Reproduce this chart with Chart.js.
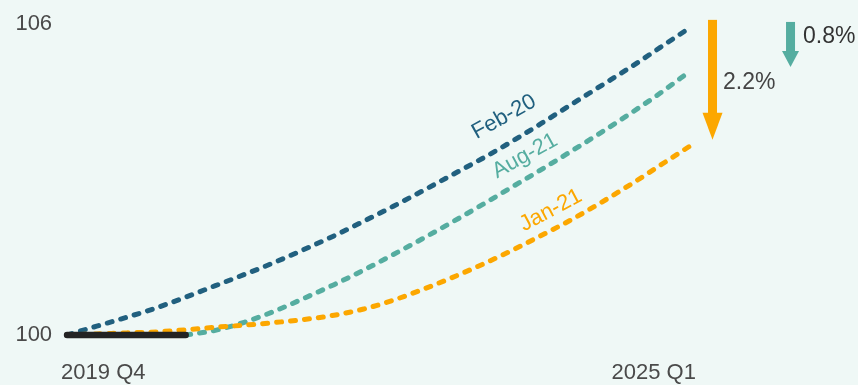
<!DOCTYPE html>
<html>
<head>
<meta charset="utf-8">
<script src="https://cdn.jsdelivr.net/npm/chart.js@4.4.1/dist/chart.umd.min.js"></script>
<style>
  html, body { margin: 0; padding: 0; background: #eff8f6; }
  #wrap { width: 858px; height: 385px; position: relative; }
</style>
</head>
<body>
<div id="wrap"><canvas id="c" width="858" height="385"></canvas></div>
<script>
// ---- data ----
const quarters = ['2019 Q4','2020 Q1','2020 Q2','2020 Q3','2020 Q4','2021 Q1','2021 Q2','2021 Q3','2021 Q4',
  '2022 Q1','2022 Q2','2022 Q3','2022 Q4','2023 Q1','2023 Q2','2023 Q3','2023 Q4','2024 Q1','2024 Q2','2024 Q3','2024 Q4','2025 Q1'];
const xTickLabels = ['2019 Q4', '2025 Q1'];
const yTickValues = [100, 106];
const actual = [100, 100, 100, 100, 100];
const feb20 = [100, 100.17, 100.34, 100.52, 100.73, 100.95, 101.17, 101.40, 101.65, 101.91, 102.19,
  102.48, 102.78, 103.09, 103.40, 103.73, 104.08, 104.44, 104.80, 105.16, 105.54, 105.92];
const aug21 = [null, null, null, null, 100, 100.09, 100.25, 100.46, 100.71, 100.97, 101.25,
  101.55, 101.86, 102.18, 102.51, 102.85, 103.19, 103.54, 103.90, 104.27, 104.66, 105.08];
const jan21 = [100, 100.02, 100.04, 100.06, 100.10, 100.15, 100.19, 100.24, 100.30, 100.38, 100.50,
  100.67, 100.88, 101.11, 101.36, 101.63, 101.92, 102.22, 102.55, 102.90, 103.27, 103.64];
const seriesNames = ['Feb-20', 'Aug-21', 'Jan-21'];
const gapLabels = ['2.2%', '0.8%'];

// ---- styles ----
const C_BLUE = '#21607f', C_TEAL = '#55ada0', C_ORANGE = '#fca700', C_BLACK = '#232323';
const TXT = '#4a4a4a';
const FONT = '"Liberation Sans", Arial, sans-serif';

const toXY = arr => arr.map((v, i) => ({ x: i, y: v })).filter(p => p.y !== null);

const dashed = (data, color, order) => ({
  data: toXY(data), borderColor: color, borderWidth: 5, borderDash: [5, 9], order, clip: false,
  borderCapStyle: 'round', pointRadius: 0, cubicInterpolationMode: 'monotone', fill: false
});

const bgPlugin = {
  id: 'bg',
  beforeDraw(chart) {
    const { ctx, width, height } = chart;
    ctx.save(); ctx.fillStyle = '#eff8f6'; ctx.fillRect(0, 0, width, height); ctx.restore();
  }
};

function arrow(ctx, xp, y1, y2, color, shaftW, headW, headL) {
  ctx.save();
  ctx.fillStyle = color;
  ctx.fillRect(xp - shaftW / 2, y1, shaftW, (y2 - headL) - y1 + 0.5);
  ctx.beginPath();
  ctx.moveTo(xp - headW / 2, y2 - headL);
  ctx.lineTo(xp + headW / 2, y2 - headL);
  ctx.lineTo(xp, y2);
  ctx.closePath();
  ctx.fill();
  ctx.restore();
}

const annotPlugin = {
  id: 'annot',
  afterDatasetsDraw(chart) {
    const { ctx } = chart;
    const xs = chart.scales.x, ys = chart.scales.y;
    const anchors = [
      { t: seriesNames[0], xi: 14.73, v: 104.20, c: C_BLUE, a: -29 },
      { t: seriesNames[1], xi: 15.44, v: 103.45, c: C_TEAL, a: -29 },
      { t: seriesNames[2], xi: 16.31, v: 102.40, c: C_ORANGE, a: -28 }
    ];
    ctx.save();
    ctx.font = '22px ' + FONT;
    ctx.textAlign = 'center'; ctx.textBaseline = 'middle';
    anchors.forEach(l => {
      ctx.save();
      ctx.translate(xs.getPixelForValue(l.xi), ys.getPixelForValue(l.v));
      ctx.rotate(l.a * Math.PI / 180);
      ctx.fillStyle = l.c;
      ctx.fillText(l.t, 0, 0);
      ctx.restore();
    });
    ctx.restore();
    arrow(ctx, xs.getPixelForValue(21.76), ys.getPixelForValue(106.07), ys.getPixelForValue(103.76),
      C_ORANGE, 9, 20, 27);
    arrow(ctx, xs.getPixelForValue(24.39), ys.getPixelForValue(106.03), ys.getPixelForValue(105.16),
      C_TEAL, 9, 17, 16);
    ctx.save();
    ctx.font = '23px ' + FONT;
    ctx.textAlign = 'left'; ctx.textBaseline = 'middle';
    ctx.fillStyle = '#444';
    ctx.fillText(gapLabels[0], xs.getPixelForValue(21.76) + 10.5, ys.getPixelForValue(104.86));
    ctx.fillStyle = '#333';
    ctx.fillText(gapLabels[1], xs.getPixelForValue(24.39) + 12.5, ys.getPixelForValue(105.75));
    ctx.restore();
  }
};

new Chart(document.getElementById('c'), {
  type: 'line',
  data: {
    datasets: [
      { data: toXY(actual), borderColor: C_BLACK, borderWidth: 6.5, borderCapStyle: 'round',
        pointRadius: 0, fill: false, order: 0, clip: false },
      dashed(jan21, C_ORANGE, 1),
      dashed(aug21, C_TEAL, 2),
      dashed(feb20, C_BLUE, 3)
    ]
  },
  options: {
    responsive: false,
    animation: false,
    layout: { padding: { left: 14.4, right: 162.1, top: 23.5, bottom: 0 } },
    plugins: { legend: { display: false }, tooltip: { enabled: false }, title: { display: false } },
    scales: {
      x: {
        type: 'linear', min: -0.2, max: quarters.length - 1 + 0.2,
        grid: { display: false }, border: { display: false },
        afterBuildTicks(s) { s.ticks = [{ value: s.min }, { value: s.max }]; },
        afterFit(s) { s.height = 50; },
        ticks: {
          autoSkip: false, maxRotation: 0, align: 'inner', padding: 17,
          color: TXT, font: { family: FONT, size: 22 },
          callback: (v, i) => xTickLabels[i]
        }
      },
      y: {
        min: yTickValues[0], max: yTickValues[1],
        grid: { display: false }, border: { display: false },
        afterBuildTicks(s) { s.ticks = yTickValues.map(v => ({ value: v })); },
        ticks: { padding: 1, color: TXT, font: { family: FONT, size: 22 } }
      }
    }
  },
  plugins: [bgPlugin, annotPlugin]
});
</script>
</body>
</html>
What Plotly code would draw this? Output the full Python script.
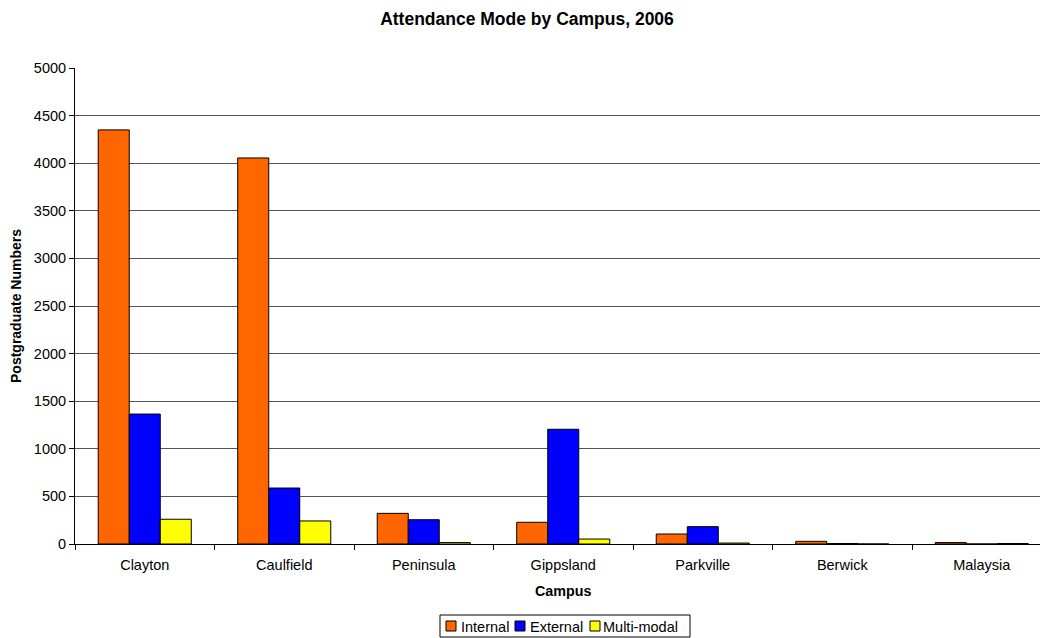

#### [Task description]
Write out every record above exactly as it stands, but leave out the pictures.

#### [Expected answer]
Reproduce this chart with Chart.js.
<!DOCTYPE html>
<html>
<head>
<meta charset="utf-8">
<script src="https://cdn.jsdelivr.net/npm/chart.js@4.4.1/dist/chart.umd.min.js"></script>
<style>
  html, body { margin: 0; padding: 0; background: #eff8f6; }
  #wrap { width: 858px; height: 385px; position: relative; }
</style>
</head>
<body>
<div id="wrap"><canvas id="c" width="858" height="385"></canvas></div>
<script>
// ---- data ----
const quarters = ['2019 Q4','2020 Q1','2020 Q2','2020 Q3','2020 Q4','2021 Q1','2021 Q2','2021 Q3','2021 Q4',
  '2022 Q1','2022 Q2','2022 Q3','2022 Q4','2023 Q1','2023 Q2','2023 Q3','2023 Q4','2024 Q1','2024 Q2','2024 Q3','2024 Q4','2025 Q1'];
const xTickLabels = ['2019 Q4', '2025 Q1'];
const yTickValues = [100, 106];
const actual = [100, 100, 100, 100, 100];
const feb20 = [100, 100.17, 100.34, 100.52, 100.73, 100.95, 101.17, 101.40, 101.65, 101.91, 102.19,
  102.48, 102.78, 103.09, 103.40, 103.73, 104.08, 104.44, 104.80, 105.16, 105.54, 105.92];
const aug21 = [null, null, null, null, 100, 100.09, 100.25, 100.46, 100.71, 100.97, 101.25,
  101.55, 101.86, 102.18, 102.51, 102.85, 103.19, 103.54, 103.90, 104.27, 104.66, 105.08];
const jan21 = [100, 100.02, 100.04, 100.06, 100.10, 100.15, 100.19, 100.24, 100.30, 100.38, 100.50,
  100.67, 100.88, 101.11, 101.36, 101.63, 101.92, 102.22, 102.55, 102.90, 103.27, 103.64];
const seriesNames = ['Feb-20', 'Aug-21', 'Jan-21'];
const gapLabels = ['2.2%', '0.8%'];

// ---- styles ----
const C_BLUE = '#21607f', C_TEAL = '#55ada0', C_ORANGE = '#fca700', C_BLACK = '#232323';
const TXT = '#4a4a4a';
const FONT = '"Liberation Sans", Arial, sans-serif';

const toXY = arr => arr.map((v, i) => ({ x: i, y: v })).filter(p => p.y !== null);

const dashed = (data, color, order) => ({
  data: toXY(data), borderColor: color, borderWidth: 5, borderDash: [5, 9], order, clip: false,
  borderCapStyle: 'round', pointRadius: 0, cubicInterpolationMode: 'monotone', fill: false
});

const bgPlugin = {
  id: 'bg',
  beforeDraw(chart) {
    const { ctx, width, height } = chart;
    ctx.save(); ctx.fillStyle = '#eff8f6'; ctx.fillRect(0, 0, width, height); ctx.restore();
  }
};

function arrow(ctx, xp, y1, y2, color, shaftW, headW, headL) {
  ctx.save();
  ctx.fillStyle = color;
  ctx.fillRect(xp - shaftW / 2, y1, shaftW, (y2 - headL) - y1 + 0.5);
  ctx.beginPath();
  ctx.moveTo(xp - headW / 2, y2 - headL);
  ctx.lineTo(xp + headW / 2, y2 - headL);
  ctx.lineTo(xp, y2);
  ctx.closePath();
  ctx.fill();
  ctx.restore();
}

const annotPlugin = {
  id: 'annot',
  afterDatasetsDraw(chart) {
    const { ctx } = chart;
    const xs = chart.scales.x, ys = chart.scales.y;
    const anchors = [
      { t: seriesNames[0], xi: 14.73, v: 104.20, c: C_BLUE, a: -29 },
      { t: seriesNames[1], xi: 15.44, v: 103.45, c: C_TEAL, a: -29 },
      { t: seriesNames[2], xi: 16.31, v: 102.40, c: C_ORANGE, a: -28 }
    ];
    ctx.save();
    ctx.font = '22px ' + FONT;
    ctx.textAlign = 'center'; ctx.textBaseline = 'middle';
    anchors.forEach(l => {
      ctx.save();
      ctx.translate(xs.getPixelForValue(l.xi), ys.getPixelForValue(l.v));
      ctx.rotate(l.a * Math.PI / 180);
      ctx.fillStyle = l.c;
      ctx.fillText(l.t, 0, 0);
      ctx.restore();
    });
    ctx.restore();
    arrow(ctx, xs.getPixelForValue(21.76), ys.getPixelForValue(106.07), ys.getPixelForValue(103.76),
      C_ORANGE, 9, 20, 27);
    arrow(ctx, xs.getPixelForValue(24.39), ys.getPixelForValue(106.03), ys.getPixelForValue(105.16),
      C_TEAL, 9, 17, 16);
    ctx.save();
    ctx.font = '23px ' + FONT;
    ctx.textAlign = 'left'; ctx.textBaseline = 'middle';
    ctx.fillStyle = '#444';
    ctx.fillText(gapLabels[0], xs.getPixelForValue(21.76) + 10.5, ys.getPixelForValue(104.86));
    ctx.fillStyle = '#333';
    ctx.fillText(gapLabels[1], xs.getPixelForValue(24.39) + 12.5, ys.getPixelForValue(105.75));
    ctx.restore();
  }
};

new Chart(document.getElementById('c'), {
  type: 'line',
  data: {
    datasets: [
      { data: toXY(actual), borderColor: C_BLACK, borderWidth: 6.5, borderCapStyle: 'round',
        pointRadius: 0, fill: false, order: 0, clip: false },
      dashed(jan21, C_ORANGE, 1),
      dashed(aug21, C_TEAL, 2),
      dashed(feb20, C_BLUE, 3)
    ]
  },
  options: {
    responsive: false,
    animation: false,
    layout: { padding: { left: 14.4, right: 162.1, top: 23.5, bottom: 0 } },
    plugins: { legend: { display: false }, tooltip: { enabled: false }, title: { display: false } },
    scales: {
      x: {
        type: 'linear', min: -0.2, max: quarters.length - 1 + 0.2,
        grid: { display: false }, border: { display: false },
        afterBuildTicks(s) { s.ticks = [{ value: s.min }, { value: s.max }]; },
        afterFit(s) { s.height = 50; },
        ticks: {
          autoSkip: false, maxRotation: 0, align: 'inner', padding: 17,
          color: TXT, font: { family: FONT, size: 22 },
          callback: (v, i) => xTickLabels[i]
        }
      },
      y: {
        min: yTickValues[0], max: yTickValues[1],
        grid: { display: false }, border: { display: false },
        afterBuildTicks(s) { s.ticks = yTickValues.map(v => ({ value: v })); },
        ticks: { padding: 1, color: TXT, font: { family: FONT, size: 22 } }
      }
    }
  },
  plugins: [bgPlugin, annotPlugin]
});
</script>
</body>
</html>
What Plotly code would draw this? Output the full Python script.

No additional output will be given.